§ **Task directions**:
Leave out the pictures and repeat the data exactly.

++++++++++

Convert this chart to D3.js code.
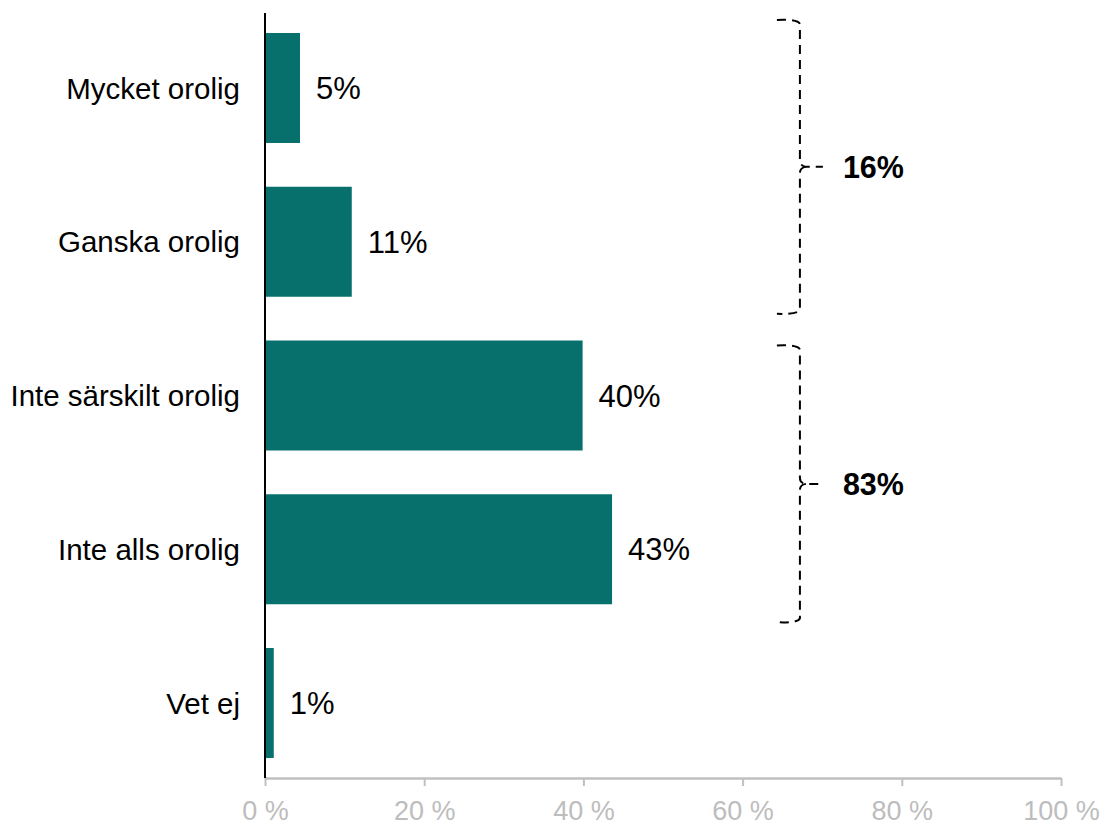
<!DOCTYPE html>
<html><head><meta charset="utf-8">
<script src="https://cdn.jsdelivr.net/npm/d3@7"></script>
<style>
html,body{margin:0;padding:0;background:#fff;}
svg{display:block;}
</style></head>
<body>
<svg id="chart" width="1103" height="826"></svg>
<script>
const categories = ["Mycket orolig", "Ganska orolig", "Inte särskilt orolig", "Inte alls orolig", "Vet ej"];
const values = [4.4, 10.9, 39.9, 43.6, 1.1];
const valueLabels = ["5%", "11%", "40%", "43%", "1%"];
const tickValues = [0, 20, 40, 60, 80, 100];
const tickLabels = ["0 %", "20 %", "40 %", "60 %", "80 %", "100 %"];
const groupStart = [0, 2];
const groupEnd = [1, 3];
const groupLabels = ["16%", "83%"];

(function () {
const svg = d3.select("#chart");
const mLeft = 265, mRight = 1061, mTop = 13, mBottom = 778;
const barColor = "#08706c";
const fontMain = "'Liberation Sans', Arial, sans-serif";

const x = d3.scaleLinear().domain([0, 100]).range([mLeft, mRight]);
const y = d3.scaleBand().domain(categories).range([mTop, mBottom]).paddingInner(0.2846).paddingOuter(0.13);

// bars
svg.append("g").selectAll("rect").data(categories).join("rect")
  .attr("x", x(0))
  .attr("y", d => y(d))
  .attr("width", (d, i) => x(values[i]) - x(0))
  .attr("height", y.bandwidth())
  .attr("fill", barColor);

// bottom axis
const xAxis = d3.axisBottom(x).tickValues(tickValues)
  .tickFormat((d, i) => tickLabels[i]).tickSize(8).tickSizeOuter(0).tickPadding(15);
const gx = svg.append("g").attr("transform", `translate(0,${mBottom})`).call(xAxis);
gx.select(".domain").attr("stroke", "#c0c0c0").attr("stroke-width", 2.5);
gx.selectAll(".tick line").attr("stroke", "#c0c0c0").attr("stroke-width", 2);
gx.selectAll(".tick text")
  .attr("fill", "#bdbdbd")
  .attr("font-family", "'Liberation Sans Narrow', 'Arial Narrow', 'Liberation Sans', sans-serif")
  .attr("font-size", 27)
  .attr("dy", "0.71em");

// vertical axis line
svg.append("line")
  .attr("x1", x(0)).attr("x2", x(0))
  .attr("y1", mTop).attr("y2", mBottom)
  .attr("stroke", "#000").attr("stroke-width", 2);

// category labels
svg.append("g").selectAll("text").data(categories).join("text")
  .attr("x", x(0) - 25)
  .attr("y", d => y(d) + y.bandwidth() / 2)
  .attr("dy", "0.36em")
  .attr("text-anchor", "end")
  .attr("font-family", fontMain)
  .attr("font-size", 29.5)
  .attr("fill", "#000")
  .text(d => d);

// value labels
svg.append("g").selectAll("text").data(categories).join("text")
  .attr("x", (d, i) => x(values[i]) + 16)
  .attr("y", d => y(d) + y.bandwidth() / 2)
  .attr("dy", "0.36em")
  .attr("font-family", fontMain)
  .attr("font-size", 31)
  .attr("fill", "#000")
  .text((d, i) => valueLabels[i]);

// brackets
const bx = x(67.2);
const topOff = [-13, 5];
const botOff = [17, 18];
groupLabels.forEach((lab, gi) => {
  const y0 = y(categories[groupStart[gi]]) + topOff[gi];
  const y1 = y(categories[groupEnd[gi]]) + y.bandwidth() + botOff[gi];
  const ym = (y0 + y1) / 2;
  const p = d3.path();
  p.moveTo(bx - 23, y0);
  p.quadraticCurveTo(bx - 2, y0 - 1, bx, y0 + 4);
  p.lineTo(bx, ym - 6);
  p.quadraticCurveTo(bx, ym - 1, bx + 6, ym);
  p.lineTo(bx + 23, ym);
  p.moveTo(bx + 6, ym);
  p.quadraticCurveTo(bx, ym + 1, bx, ym + 6);
  p.lineTo(bx, y1 - 4);
  p.quadraticCurveTo(bx - 2, y1 + 1, bx - 23, y1);
  svg.append("path")
    .attr("d", p.toString())
    .attr("fill", "none")
    .attr("stroke", "#000")
    .attr("stroke-width", 2)
    .attr("stroke-dasharray", "9,6");
  svg.append("text")
    .attr("x", bx + 43)
    .attr("y", ym)
    .attr("dy", "0.36em")
    .attr("font-family", fontMain)
    .attr("font-weight", "bold")
    .attr("font-size", 30.5)
    .attr("fill", "#000")
    .text(lab);
});
})();
</script>
</body></html>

++++++++++

§ **Answer to this task**:
Convert this chart to D3.js code.
<!DOCTYPE html>
<html><head><meta charset="utf-8">
<script src="https://cdn.jsdelivr.net/npm/d3@7"></script>
<style>
html,body{margin:0;padding:0;background:#fff;}
svg{display:block;}
</style></head>
<body>
<svg id="chart" width="1103" height="826"></svg>
<script>
const categories = ["Mycket orolig", "Ganska orolig", "Inte särskilt orolig", "Inte alls orolig", "Vet ej"];
const values = [4.4, 10.9, 39.9, 43.6, 1.1];
const valueLabels = ["5%", "11%", "40%", "43%", "1%"];
const tickValues = [0, 20, 40, 60, 80, 100];
const tickLabels = ["0 %", "20 %", "40 %", "60 %", "80 %", "100 %"];
const groupStart = [0, 2];
const groupEnd = [1, 3];
const groupLabels = ["16%", "83%"];

(function () {
const svg = d3.select("#chart");
const mLeft = 265, mRight = 1061, mTop = 13, mBottom = 778;
const barColor = "#08706c";
const fontMain = "'Liberation Sans', Arial, sans-serif";

const x = d3.scaleLinear().domain([0, 100]).range([mLeft, mRight]);
const y = d3.scaleBand().domain(categories).range([mTop, mBottom]).paddingInner(0.2846).paddingOuter(0.13);

// bars
svg.append("g").selectAll("rect").data(categories).join("rect")
  .attr("x", x(0))
  .attr("y", d => y(d))
  .attr("width", (d, i) => x(values[i]) - x(0))
  .attr("height", y.bandwidth())
  .attr("fill", barColor);

// bottom axis
const xAxis = d3.axisBottom(x).tickValues(tickValues)
  .tickFormat((d, i) => tickLabels[i]).tickSize(8).tickSizeOuter(0).tickPadding(15);
const gx = svg.append("g").attr("transform", `translate(0,${mBottom})`).call(xAxis);
gx.select(".domain").attr("stroke", "#c0c0c0").attr("stroke-width", 2.5);
gx.selectAll(".tick line").attr("stroke", "#c0c0c0").attr("stroke-width", 2);
gx.selectAll(".tick text")
  .attr("fill", "#bdbdbd")
  .attr("font-family", "'Liberation Sans Narrow', 'Arial Narrow', 'Liberation Sans', sans-serif")
  .attr("font-size", 27)
  .attr("dy", "0.71em");

// vertical axis line
svg.append("line")
  .attr("x1", x(0)).attr("x2", x(0))
  .attr("y1", mTop).attr("y2", mBottom)
  .attr("stroke", "#000").attr("stroke-width", 2);

// category labels
svg.append("g").selectAll("text").data(categories).join("text")
  .attr("x", x(0) - 25)
  .attr("y", d => y(d) + y.bandwidth() / 2)
  .attr("dy", "0.36em")
  .attr("text-anchor", "end")
  .attr("font-family", fontMain)
  .attr("font-size", 29.5)
  .attr("fill", "#000")
  .text(d => d);

// value labels
svg.append("g").selectAll("text").data(categories).join("text")
  .attr("x", (d, i) => x(values[i]) + 16)
  .attr("y", d => y(d) + y.bandwidth() / 2)
  .attr("dy", "0.36em")
  .attr("font-family", fontMain)
  .attr("font-size", 31)
  .attr("fill", "#000")
  .text((d, i) => valueLabels[i]);

// brackets
const bx = x(67.2);
const topOff = [-13, 5];
const botOff = [17, 18];
groupLabels.forEach((lab, gi) => {
  const y0 = y(categories[groupStart[gi]]) + topOff[gi];
  const y1 = y(categories[groupEnd[gi]]) + y.bandwidth() + botOff[gi];
  const ym = (y0 + y1) / 2;
  const p = d3.path();
  p.moveTo(bx - 23, y0);
  p.quadraticCurveTo(bx - 2, y0 - 1, bx, y0 + 4);
  p.lineTo(bx, ym - 6);
  p.quadraticCurveTo(bx, ym - 1, bx + 6, ym);
  p.lineTo(bx + 23, ym);
  p.moveTo(bx + 6, ym);
  p.quadraticCurveTo(bx, ym + 1, bx, ym + 6);
  p.lineTo(bx, y1 - 4);
  p.quadraticCurveTo(bx - 2, y1 + 1, bx - 23, y1);
  svg.append("path")
    .attr("d", p.toString())
    .attr("fill", "none")
    .attr("stroke", "#000")
    .attr("stroke-width", 2)
    .attr("stroke-dasharray", "9,6");
  svg.append("text")
    .attr("x", bx + 43)
    .attr("y", ym)
    .attr("dy", "0.36em")
    .attr("font-family", fontMain)
    .attr("font-weight", "bold")
    .attr("font-size", 30.5)
    .attr("fill", "#000")
    .text(lab);
});
})();
</script>
</body></html>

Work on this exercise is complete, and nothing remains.